I've known some friends who when they pray, they call God "Daddy or dad".
I think they're weird.
God as King I get.
God as Creator I can get behind.
God as Savior, spot on.
God the Master makes sense.
Even God as a universal Father, I can endorse.
But my dad? That's weird.
There's probably a couple reasons...
First, maybe a bit of a disconnect with my dad. My dad was a good dad. But just like every other dad, he had imperfections. He was flawed. And there were some things that disappointed me.
So to make the leap from my dad to God as my dad has some ground to cover.
Maybe you can relate. All the hope that your dad would provide security and safety and comfort and love and complete attentiveness and protection and nurture and joy and satisfaction and etc. etc. etc. And the reality is that your dad didn't meet all those expectations all the time.
And in some cases, not only did he fail to provide perfect safety, but he actively did the opposite, causing harm and pain. And to leap to understanding God as dad is further than you could ever jump.
Second, I feel like the personal, intimate reference to God as my dad is sacrilegious and takes away from the Divine sovereignty of God.
The king of kings, lord of lords, God of nations, God of angelic armies, God my shield, Author and Perfector, Alpha and Omega...and daddy?

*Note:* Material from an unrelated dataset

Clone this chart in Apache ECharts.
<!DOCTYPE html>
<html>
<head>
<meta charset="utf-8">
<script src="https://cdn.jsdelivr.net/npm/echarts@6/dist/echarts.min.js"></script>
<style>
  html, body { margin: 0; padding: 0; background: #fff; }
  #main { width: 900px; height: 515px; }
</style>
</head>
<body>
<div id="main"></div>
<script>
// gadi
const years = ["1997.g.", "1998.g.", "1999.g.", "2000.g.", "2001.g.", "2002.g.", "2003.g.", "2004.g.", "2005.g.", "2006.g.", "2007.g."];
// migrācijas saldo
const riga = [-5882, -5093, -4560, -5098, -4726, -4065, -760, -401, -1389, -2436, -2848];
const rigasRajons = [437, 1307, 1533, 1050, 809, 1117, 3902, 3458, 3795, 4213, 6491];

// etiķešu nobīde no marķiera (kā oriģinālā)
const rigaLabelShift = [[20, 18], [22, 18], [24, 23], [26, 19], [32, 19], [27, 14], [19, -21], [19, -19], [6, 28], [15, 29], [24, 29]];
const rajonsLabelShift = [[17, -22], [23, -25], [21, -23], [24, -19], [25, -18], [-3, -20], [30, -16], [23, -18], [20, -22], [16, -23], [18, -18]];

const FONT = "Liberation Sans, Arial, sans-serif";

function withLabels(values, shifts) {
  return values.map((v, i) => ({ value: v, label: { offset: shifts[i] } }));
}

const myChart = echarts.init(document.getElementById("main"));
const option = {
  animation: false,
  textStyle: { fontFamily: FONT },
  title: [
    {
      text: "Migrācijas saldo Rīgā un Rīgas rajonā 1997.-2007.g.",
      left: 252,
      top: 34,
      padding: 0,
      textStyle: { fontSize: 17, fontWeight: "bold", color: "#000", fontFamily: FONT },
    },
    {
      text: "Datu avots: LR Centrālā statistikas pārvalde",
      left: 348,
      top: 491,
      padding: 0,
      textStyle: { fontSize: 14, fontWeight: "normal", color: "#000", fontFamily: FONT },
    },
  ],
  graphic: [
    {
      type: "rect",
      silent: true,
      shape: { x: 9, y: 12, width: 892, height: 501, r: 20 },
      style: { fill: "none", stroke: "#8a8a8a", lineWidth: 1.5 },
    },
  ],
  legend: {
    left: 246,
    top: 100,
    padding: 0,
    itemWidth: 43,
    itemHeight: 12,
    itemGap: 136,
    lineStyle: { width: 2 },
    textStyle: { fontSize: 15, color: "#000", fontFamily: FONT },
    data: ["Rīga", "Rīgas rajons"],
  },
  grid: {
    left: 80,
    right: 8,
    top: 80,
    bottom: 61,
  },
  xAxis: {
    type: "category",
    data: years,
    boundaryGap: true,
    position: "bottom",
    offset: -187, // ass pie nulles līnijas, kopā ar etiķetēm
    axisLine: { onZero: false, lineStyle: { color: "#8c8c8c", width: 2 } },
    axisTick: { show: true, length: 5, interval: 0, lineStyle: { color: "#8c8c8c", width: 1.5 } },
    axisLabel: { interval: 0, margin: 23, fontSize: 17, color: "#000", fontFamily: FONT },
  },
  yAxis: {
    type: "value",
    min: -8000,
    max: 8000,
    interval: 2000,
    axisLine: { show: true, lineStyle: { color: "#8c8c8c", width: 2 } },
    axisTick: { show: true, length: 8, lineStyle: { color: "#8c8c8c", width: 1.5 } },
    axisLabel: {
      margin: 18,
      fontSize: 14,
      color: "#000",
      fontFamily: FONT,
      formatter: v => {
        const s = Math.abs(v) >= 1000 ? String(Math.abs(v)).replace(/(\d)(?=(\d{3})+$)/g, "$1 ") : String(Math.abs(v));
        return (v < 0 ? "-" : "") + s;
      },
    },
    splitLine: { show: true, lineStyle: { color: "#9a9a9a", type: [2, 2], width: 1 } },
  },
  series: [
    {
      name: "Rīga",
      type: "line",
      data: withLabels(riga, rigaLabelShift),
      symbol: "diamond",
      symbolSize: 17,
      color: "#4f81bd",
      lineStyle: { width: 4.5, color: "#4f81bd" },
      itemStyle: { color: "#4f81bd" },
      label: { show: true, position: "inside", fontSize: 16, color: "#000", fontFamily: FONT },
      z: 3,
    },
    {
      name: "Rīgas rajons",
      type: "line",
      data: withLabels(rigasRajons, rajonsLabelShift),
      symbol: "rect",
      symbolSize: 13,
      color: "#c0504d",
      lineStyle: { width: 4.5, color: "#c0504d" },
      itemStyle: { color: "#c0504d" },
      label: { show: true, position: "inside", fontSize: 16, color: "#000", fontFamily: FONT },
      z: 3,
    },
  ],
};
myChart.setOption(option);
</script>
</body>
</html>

I've been walking through the gospel of Luke and my heart is changing.
Jesus' first words in Luke (which we presume are an important message from the author)?
"Didn't you know I had to be in MY FATHER'S house?"
A 12 year old boy making a declarative statement to Mary and Joseph about his unique positioning as the son of God. THE father would have been acceptable. OUR father, indicating a universal parent could have been received. But Jesus says "MY FATHER". He is making it clear from the outset that this IS intimate and this IS personal.
In fact, 18 times in Luke alone, Jesus refers to God as Father, far and away more than any other name or reference.
And when Jesus begins his public ministry? What happens? He is baptized and hasn't done anything and the heavens open, and the voice of God says, "This is my son, whom I love, with whom I am well pleased."
Sonship. Prior to any act of obedience. Prior to any ministry accomplished. God the Father says "Look at my son. Isn't he great?"
And something is stirring in me.
What if rejecting God as my dad is rejecting the essence of the Gospel?
What if God is whispering that my desire for my dad to be safety and security and protection and joy and comfort and love and satisfaction is not a bad desire...it's just misplaced. Of course my dad couldn't live up to that standard. Nor will I live up to that for Chaia. I will crumble under the weight of such lofty expectations. But what if God wants me to know that I can indeed find security and safety and protection and joy and comfort and love and satisfaction IN HIM?
Chaia can be a frustrating kid...defiant...pesky...just like any three year old. But she is my kid. And the fondness I have for her in my heart is deeper than her disobedience. My love and affection for her go further than my frustration.
She's my kid. And I am proud of her. I am pleased with her. I delight in her. I genuinely enjoy her. (Sometimes despite her!)
And lately it's as if God is saying...
Maybe, God as my dad isn't so weird after all.